How to Solve Your Own Murder (Castle Knoll Files, 1)
A dual-timeline murder mystery stocked with colorful characters, this is a fun page-turner with a lot of atmosphere. In the present-day timeline, Annie Adams, a struggling writer, receives a letter summoning her to her great-aunt’s mansion in Dorset. When she gets there, she finds that her great-aunt Frances has been murdered. Annie gets involved in trying to find the killer, her primary resource being Frances’s journal.

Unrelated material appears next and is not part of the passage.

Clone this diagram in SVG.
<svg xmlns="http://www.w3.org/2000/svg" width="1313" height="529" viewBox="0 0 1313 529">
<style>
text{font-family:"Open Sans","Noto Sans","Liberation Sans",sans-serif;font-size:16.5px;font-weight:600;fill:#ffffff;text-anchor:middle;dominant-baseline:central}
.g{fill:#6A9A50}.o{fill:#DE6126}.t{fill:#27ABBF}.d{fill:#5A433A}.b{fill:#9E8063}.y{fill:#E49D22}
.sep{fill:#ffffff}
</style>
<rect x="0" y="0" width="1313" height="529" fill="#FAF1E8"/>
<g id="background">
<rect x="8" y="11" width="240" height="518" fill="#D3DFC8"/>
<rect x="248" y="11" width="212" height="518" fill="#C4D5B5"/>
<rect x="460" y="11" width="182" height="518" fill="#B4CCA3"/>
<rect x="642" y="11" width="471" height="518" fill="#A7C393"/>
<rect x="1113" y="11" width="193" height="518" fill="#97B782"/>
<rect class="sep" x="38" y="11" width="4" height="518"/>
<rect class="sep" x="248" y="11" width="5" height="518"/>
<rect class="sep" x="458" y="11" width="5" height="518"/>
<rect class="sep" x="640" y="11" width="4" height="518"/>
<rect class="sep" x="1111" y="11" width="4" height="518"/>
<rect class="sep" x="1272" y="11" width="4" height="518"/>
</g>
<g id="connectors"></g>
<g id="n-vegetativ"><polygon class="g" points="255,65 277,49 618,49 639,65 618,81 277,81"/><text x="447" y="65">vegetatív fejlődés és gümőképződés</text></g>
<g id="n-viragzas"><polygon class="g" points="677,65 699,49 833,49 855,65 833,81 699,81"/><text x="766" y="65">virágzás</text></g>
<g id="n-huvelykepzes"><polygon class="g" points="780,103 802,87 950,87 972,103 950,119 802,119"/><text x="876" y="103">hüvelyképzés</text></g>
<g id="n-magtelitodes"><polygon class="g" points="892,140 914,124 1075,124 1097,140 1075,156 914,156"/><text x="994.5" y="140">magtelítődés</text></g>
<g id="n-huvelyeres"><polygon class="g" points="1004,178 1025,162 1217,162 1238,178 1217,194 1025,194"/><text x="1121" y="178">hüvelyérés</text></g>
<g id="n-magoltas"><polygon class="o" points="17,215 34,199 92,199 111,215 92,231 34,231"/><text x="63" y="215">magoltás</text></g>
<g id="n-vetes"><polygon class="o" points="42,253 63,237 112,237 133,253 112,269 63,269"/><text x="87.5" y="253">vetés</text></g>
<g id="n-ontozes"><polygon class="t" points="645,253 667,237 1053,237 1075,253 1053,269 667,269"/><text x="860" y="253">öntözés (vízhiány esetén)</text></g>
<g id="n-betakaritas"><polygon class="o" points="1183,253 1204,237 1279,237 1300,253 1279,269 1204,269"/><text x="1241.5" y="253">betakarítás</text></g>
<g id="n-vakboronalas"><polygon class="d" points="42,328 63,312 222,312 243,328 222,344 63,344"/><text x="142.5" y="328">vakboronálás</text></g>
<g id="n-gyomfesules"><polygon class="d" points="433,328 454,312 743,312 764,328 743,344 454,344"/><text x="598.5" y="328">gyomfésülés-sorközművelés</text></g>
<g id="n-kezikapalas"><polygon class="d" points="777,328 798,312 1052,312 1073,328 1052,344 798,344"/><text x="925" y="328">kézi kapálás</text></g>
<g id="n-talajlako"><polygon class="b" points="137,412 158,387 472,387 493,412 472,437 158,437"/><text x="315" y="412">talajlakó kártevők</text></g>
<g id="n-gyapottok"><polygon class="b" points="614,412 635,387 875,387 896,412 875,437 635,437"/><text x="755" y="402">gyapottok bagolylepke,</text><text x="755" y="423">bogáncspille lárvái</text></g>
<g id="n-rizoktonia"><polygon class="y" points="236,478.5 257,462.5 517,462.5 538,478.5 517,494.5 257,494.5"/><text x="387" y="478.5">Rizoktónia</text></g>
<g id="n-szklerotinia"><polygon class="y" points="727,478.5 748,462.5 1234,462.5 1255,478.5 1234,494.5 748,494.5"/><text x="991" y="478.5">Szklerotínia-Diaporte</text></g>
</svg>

Since 1965, when a fortune-teller at a fair predicted she would be murdered one day, Frances has been obsessed with documenting everything about her life and those around her, in an attempt to prevent her foretold fate. Her journal, which exposes love affairs, rocky friendships, and long-held secrets, is the second narrative in the novel, one we follow with as much interest as Annie as she races to solve the crime.

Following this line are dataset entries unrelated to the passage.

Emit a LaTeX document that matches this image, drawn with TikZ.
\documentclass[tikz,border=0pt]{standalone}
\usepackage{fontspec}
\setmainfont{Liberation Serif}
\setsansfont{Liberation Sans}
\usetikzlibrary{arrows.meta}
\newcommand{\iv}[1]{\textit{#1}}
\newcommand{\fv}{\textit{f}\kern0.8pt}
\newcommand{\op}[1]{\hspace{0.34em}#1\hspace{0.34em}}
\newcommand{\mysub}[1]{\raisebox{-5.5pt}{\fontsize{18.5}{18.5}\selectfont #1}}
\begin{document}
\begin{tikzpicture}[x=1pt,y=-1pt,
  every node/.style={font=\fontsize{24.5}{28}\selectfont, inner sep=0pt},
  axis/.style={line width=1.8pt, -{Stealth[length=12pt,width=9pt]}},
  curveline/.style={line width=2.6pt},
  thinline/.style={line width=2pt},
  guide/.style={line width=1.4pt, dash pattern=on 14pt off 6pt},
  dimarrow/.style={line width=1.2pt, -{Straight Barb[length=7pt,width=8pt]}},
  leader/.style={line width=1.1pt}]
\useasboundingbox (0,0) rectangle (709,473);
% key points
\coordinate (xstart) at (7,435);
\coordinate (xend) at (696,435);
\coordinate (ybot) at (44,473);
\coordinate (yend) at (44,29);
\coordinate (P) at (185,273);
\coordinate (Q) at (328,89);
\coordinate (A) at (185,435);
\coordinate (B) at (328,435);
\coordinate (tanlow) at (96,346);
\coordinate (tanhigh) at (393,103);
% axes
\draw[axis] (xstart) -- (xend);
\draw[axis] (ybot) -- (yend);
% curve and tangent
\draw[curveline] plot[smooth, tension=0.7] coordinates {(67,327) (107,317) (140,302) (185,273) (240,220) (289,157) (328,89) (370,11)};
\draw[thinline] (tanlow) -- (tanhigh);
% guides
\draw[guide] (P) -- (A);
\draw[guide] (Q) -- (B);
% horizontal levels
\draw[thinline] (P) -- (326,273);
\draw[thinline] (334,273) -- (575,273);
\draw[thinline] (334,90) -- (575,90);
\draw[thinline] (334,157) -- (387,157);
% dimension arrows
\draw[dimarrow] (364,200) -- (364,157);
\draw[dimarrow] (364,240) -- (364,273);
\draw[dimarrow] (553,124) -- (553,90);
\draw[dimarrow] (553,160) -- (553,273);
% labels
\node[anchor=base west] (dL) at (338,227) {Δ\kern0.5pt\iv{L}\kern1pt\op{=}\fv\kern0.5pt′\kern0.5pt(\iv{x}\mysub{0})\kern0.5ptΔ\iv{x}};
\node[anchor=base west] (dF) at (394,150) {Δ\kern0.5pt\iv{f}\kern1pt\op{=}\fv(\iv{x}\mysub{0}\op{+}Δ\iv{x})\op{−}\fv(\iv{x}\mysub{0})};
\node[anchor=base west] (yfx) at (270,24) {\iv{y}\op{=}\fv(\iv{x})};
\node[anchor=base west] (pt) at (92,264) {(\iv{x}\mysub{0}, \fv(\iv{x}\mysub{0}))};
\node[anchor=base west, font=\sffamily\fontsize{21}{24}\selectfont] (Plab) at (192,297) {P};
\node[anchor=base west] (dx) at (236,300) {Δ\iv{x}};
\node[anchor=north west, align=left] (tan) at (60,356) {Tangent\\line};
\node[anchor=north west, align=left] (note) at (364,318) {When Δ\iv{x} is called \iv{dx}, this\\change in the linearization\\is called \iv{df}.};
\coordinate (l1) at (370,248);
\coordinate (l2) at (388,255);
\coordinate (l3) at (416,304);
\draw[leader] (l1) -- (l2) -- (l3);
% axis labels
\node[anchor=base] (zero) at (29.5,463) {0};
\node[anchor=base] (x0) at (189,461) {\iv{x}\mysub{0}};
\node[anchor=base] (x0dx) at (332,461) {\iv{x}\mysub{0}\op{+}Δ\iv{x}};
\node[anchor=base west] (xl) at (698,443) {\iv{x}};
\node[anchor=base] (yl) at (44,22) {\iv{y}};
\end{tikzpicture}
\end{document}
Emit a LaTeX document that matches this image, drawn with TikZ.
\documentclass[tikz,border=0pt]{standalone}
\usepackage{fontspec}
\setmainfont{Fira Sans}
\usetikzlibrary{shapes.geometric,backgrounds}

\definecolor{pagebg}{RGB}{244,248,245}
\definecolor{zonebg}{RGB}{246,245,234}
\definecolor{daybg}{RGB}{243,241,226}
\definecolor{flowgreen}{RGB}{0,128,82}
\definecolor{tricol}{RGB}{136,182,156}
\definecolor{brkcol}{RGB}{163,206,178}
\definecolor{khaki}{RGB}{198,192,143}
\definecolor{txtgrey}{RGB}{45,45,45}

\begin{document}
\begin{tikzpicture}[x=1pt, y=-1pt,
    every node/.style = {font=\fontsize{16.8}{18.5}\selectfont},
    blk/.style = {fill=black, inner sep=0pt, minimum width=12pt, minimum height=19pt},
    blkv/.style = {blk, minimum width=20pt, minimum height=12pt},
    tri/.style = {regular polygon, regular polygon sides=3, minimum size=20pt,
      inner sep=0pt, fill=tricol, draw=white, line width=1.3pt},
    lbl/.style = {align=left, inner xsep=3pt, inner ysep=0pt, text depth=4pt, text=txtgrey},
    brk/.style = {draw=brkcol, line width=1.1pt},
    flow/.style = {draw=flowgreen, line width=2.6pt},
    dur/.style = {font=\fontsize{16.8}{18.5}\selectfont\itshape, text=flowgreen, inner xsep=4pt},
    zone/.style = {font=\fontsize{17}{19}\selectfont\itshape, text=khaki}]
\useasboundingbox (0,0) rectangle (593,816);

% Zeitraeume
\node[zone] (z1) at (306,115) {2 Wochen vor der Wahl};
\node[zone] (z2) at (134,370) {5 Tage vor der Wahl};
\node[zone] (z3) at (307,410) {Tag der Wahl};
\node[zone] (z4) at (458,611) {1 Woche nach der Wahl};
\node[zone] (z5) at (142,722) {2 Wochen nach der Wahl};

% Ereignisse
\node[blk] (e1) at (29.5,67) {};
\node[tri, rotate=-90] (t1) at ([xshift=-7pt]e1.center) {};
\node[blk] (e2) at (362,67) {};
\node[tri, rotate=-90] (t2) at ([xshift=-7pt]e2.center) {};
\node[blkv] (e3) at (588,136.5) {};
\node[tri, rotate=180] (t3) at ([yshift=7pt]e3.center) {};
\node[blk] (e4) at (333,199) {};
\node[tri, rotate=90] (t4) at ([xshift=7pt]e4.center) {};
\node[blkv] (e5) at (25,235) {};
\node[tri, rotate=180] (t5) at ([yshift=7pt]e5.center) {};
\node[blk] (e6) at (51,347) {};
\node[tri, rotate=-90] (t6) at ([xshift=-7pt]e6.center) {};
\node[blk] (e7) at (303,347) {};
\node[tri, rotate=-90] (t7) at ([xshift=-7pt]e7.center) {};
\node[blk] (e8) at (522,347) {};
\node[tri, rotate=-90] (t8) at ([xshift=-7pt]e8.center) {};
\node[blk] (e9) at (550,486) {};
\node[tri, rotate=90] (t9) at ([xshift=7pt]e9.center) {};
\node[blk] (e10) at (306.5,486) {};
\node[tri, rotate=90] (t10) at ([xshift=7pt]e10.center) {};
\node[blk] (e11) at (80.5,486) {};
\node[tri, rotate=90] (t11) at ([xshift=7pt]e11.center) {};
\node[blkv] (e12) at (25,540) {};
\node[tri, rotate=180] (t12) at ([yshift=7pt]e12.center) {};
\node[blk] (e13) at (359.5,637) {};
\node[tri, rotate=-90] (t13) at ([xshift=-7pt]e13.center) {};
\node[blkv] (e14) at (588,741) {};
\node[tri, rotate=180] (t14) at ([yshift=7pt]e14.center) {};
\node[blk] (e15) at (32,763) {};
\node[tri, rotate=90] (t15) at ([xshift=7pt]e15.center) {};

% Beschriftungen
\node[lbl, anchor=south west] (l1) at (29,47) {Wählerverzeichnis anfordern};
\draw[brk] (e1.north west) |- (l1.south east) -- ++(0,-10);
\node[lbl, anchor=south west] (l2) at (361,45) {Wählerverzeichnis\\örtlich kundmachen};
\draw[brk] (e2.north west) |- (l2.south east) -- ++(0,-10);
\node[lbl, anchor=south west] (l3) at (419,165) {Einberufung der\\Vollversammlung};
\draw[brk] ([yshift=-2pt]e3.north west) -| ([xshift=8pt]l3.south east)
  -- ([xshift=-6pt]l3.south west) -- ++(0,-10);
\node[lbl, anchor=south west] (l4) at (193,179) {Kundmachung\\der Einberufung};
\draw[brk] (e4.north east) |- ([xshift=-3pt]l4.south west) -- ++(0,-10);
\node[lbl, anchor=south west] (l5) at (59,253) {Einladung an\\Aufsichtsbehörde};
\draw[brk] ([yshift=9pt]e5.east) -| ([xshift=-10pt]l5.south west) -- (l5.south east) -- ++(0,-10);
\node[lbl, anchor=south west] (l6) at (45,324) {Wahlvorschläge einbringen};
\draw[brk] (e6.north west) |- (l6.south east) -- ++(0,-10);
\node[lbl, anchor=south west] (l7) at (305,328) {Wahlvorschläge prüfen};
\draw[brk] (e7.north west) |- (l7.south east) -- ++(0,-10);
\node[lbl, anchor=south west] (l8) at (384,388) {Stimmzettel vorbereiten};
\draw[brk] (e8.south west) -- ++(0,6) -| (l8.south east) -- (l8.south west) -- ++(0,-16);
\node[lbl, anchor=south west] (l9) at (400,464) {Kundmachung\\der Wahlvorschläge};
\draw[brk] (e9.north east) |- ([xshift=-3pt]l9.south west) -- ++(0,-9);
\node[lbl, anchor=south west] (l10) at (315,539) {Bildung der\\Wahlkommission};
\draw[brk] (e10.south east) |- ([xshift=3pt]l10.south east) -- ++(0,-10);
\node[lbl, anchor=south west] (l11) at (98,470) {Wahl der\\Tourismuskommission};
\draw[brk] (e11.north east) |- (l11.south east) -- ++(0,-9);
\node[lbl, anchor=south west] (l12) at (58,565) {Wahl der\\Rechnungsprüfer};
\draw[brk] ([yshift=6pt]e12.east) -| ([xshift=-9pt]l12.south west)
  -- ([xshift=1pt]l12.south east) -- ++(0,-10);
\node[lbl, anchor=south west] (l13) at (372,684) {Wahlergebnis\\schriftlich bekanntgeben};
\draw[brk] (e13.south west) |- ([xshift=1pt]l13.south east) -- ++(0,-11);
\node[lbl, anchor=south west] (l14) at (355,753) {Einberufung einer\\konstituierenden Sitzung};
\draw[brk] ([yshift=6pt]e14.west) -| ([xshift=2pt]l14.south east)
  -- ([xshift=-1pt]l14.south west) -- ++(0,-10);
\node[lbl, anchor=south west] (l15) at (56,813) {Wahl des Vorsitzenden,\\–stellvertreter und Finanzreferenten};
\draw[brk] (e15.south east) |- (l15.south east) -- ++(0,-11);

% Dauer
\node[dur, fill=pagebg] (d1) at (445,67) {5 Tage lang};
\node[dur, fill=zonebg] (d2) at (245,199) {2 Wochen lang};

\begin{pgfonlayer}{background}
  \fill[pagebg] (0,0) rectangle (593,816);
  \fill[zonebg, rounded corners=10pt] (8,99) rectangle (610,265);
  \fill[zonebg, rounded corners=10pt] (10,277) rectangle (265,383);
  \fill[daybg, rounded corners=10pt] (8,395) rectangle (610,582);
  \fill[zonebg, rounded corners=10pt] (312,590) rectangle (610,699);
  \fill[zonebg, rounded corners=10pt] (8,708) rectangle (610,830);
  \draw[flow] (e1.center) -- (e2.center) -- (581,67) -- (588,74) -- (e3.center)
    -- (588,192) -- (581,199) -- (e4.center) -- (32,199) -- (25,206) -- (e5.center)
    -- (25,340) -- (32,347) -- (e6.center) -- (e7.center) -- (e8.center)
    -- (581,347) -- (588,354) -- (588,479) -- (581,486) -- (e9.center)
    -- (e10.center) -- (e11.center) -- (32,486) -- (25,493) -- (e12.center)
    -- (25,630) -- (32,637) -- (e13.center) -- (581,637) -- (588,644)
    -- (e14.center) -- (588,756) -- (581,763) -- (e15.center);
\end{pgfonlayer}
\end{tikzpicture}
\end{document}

With plenty of plot twists, red herrings, and attempted poisonings, along with the overarching riddle of Frances’s fortune told in 1965, this has all the typical elements of a classic murder mystery. Yet it doesn’t feel flat or clichéd—our heroines are realistic, flawed, interesting characters. The solution to the mysteries (there’s really more than one) is solvable but not predictable. This debut novel is a worthy addition to mystery lovers’ shelves.